GOLD will continue to perform well against most asset classes into the final quarter of 2009, Investec Asset Management said today.

This follows the gold price's smashing through its previous record high of $1,032/oz to trade within a few dollars of the $1,050/oz mark within the past two days.

"Moreover, the price of gold is still just over half of its prior peak in 'real' terms, even after the rally of the past eight years," said Investec Global Gold Fund portfolio manager Daniel Sacks, adding that the firm continued to see "much more upside than downside risk to bullion".

Included in his reasons for believing in the precious metal's upside is that the economic case for owning gold remained strong.

Sacks said notwithstanding the growing chorus of bullish sentiment, debate remains strong as to how real the perceived global economic recovery really is.
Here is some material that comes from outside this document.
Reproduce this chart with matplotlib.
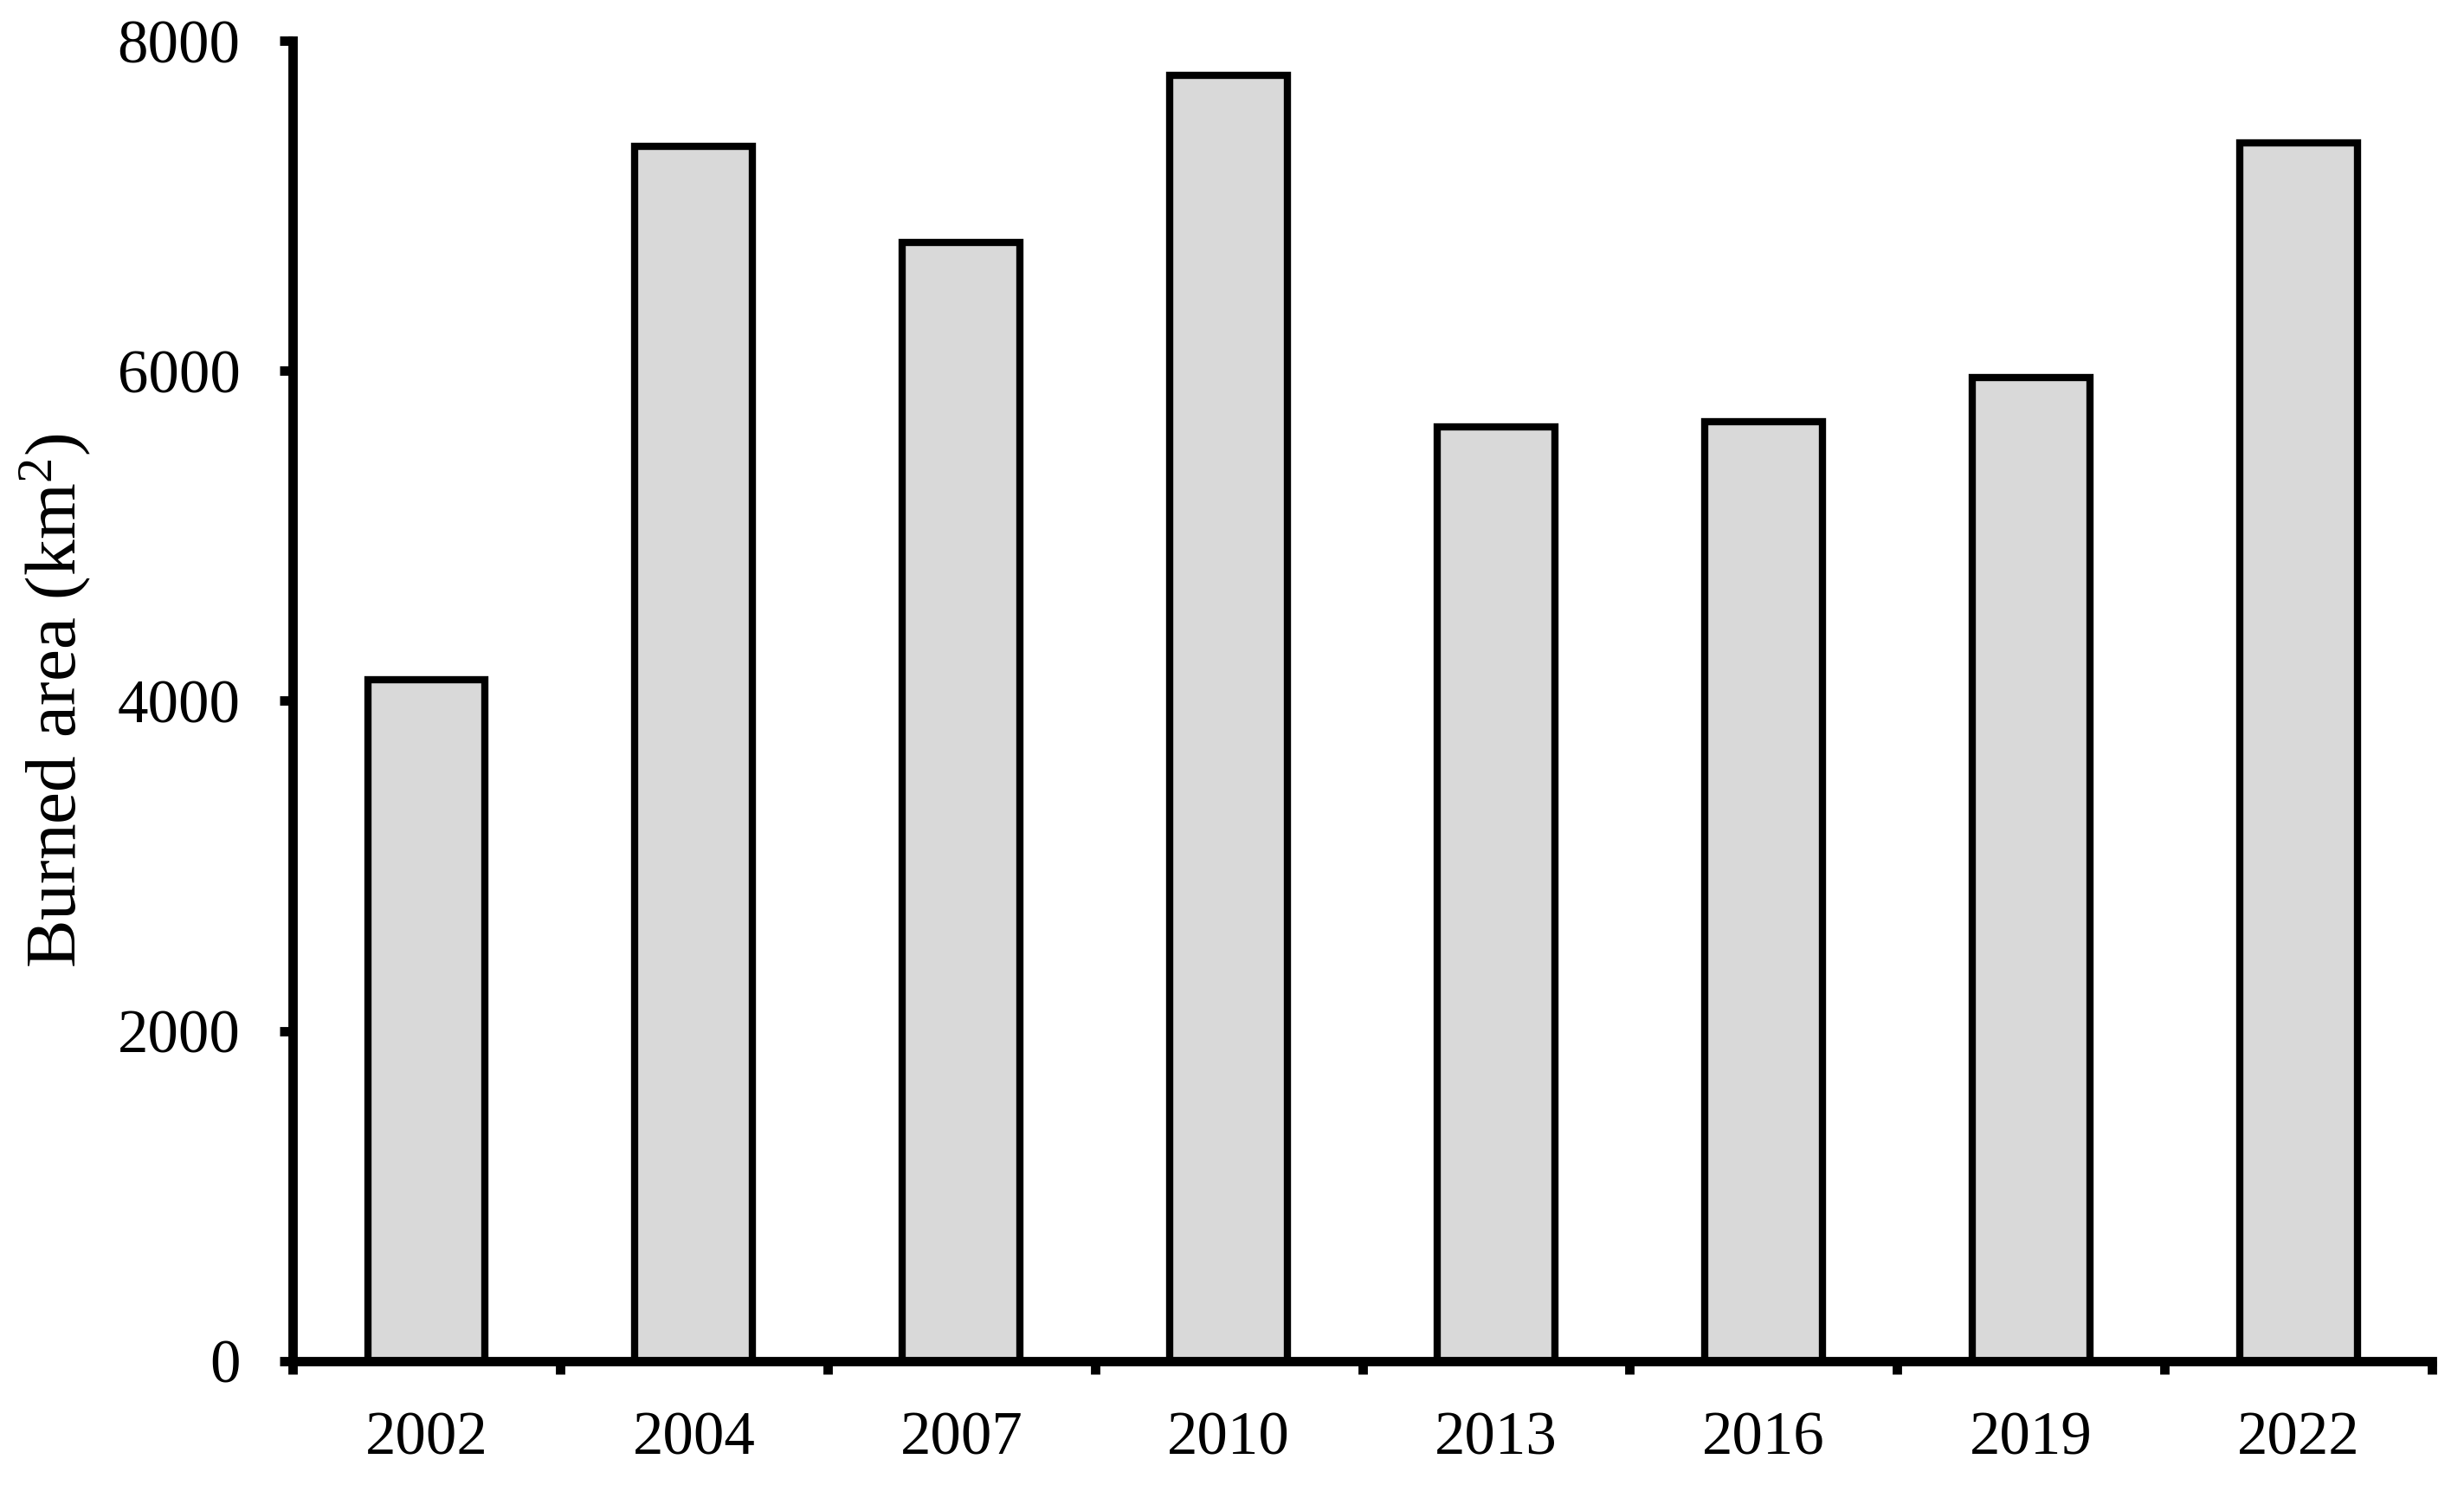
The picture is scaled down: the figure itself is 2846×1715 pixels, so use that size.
import matplotlib.pyplot as plt
import numpy as np

# Burned area per survey year (km2)
years = ['2002', '2004', '2007', '2010', '2013', '2016', '2019', '2022']
burned_area = [4130, 7360, 6780, 7790, 5660, 5690, 5960, 7380]

plt.rcParams['font.family'] = ['Liberation Serif', 'DejaVu Serif']
plt.rcParams['mathtext.fontset'] = 'custom'
plt.rcParams['mathtext.rm'] = 'Liberation Serif'

fig = plt.figure(figsize=(2846 / 300, 1715 / 300), dpi=300)
ax = fig.add_axes([0.1188, 0.0836, 0.9870 - 0.1188, 0.9725 - 0.0836])

pos = np.arange(len(years))
ax.bar(pos, burned_area, width=0.44, color='#d9d9d9', edgecolor='black', linewidth=2.0)

ax.set_xlim(-0.5, len(years) - 0.5)
ax.set_ylim(0, 8000)
ax.set_yticks([0, 2000, 4000, 6000, 8000])

# major ticks sit between the bars, labels go on the bar centres
ax.set_xticks(np.arange(len(years) + 1) - 0.5)
ax.set_xticklabels([])
ax.set_xticks(pos, minor=True)
ax.set_xticklabels(years, minor=True)

ax.spines['top'].set_visible(False)
ax.spines['right'].set_visible(False)
for s in ['left', 'bottom']:
    ax.spines[s].set_linewidth(2.6)

ax.tick_params(axis='both', which='major', direction='out', length=3.5, width=2.6, labelsize=17)
ax.tick_params(axis='y', pad=11)
ax.tick_params(axis='x', which='minor', length=0, pad=14, labelsize=17)

ax.set_ylabel(r'Burned area (km$\mathrm{^2}$)', fontsize=20, labelpad=7)

fig.savefig('out.png', dpi=300)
"With the fear of a significant financial crisis seemingly waning, debate is now turning again to how the recovery will play out. In almost all but a global soft-landing scenario, gold is likely to rally further. With a global recovery unlikely to be smooth, the two main risks to most asset values are inflation and US dollar weakness — both of which are decisively gold positive," Sacks said.

In addition, the Indian gold-buying season is upon us with Indian demand set to climb in the next three months following Dipawali festival later this month.

What is more, Investec Asset Management sees safe haven buying as a reinforcing factor for the gold price.

"Further reinforcing our positive outlook for gold is continued safe-haven buying as an alternative currency, with gold the only currency whose production is going down, not up in double digits. There is also little chance of a supply response to high gold prices. Mine production is on a declining trend," said Sacks.

Gold was last quoted at $1,041.47 from its last JSE close of $1,042.15.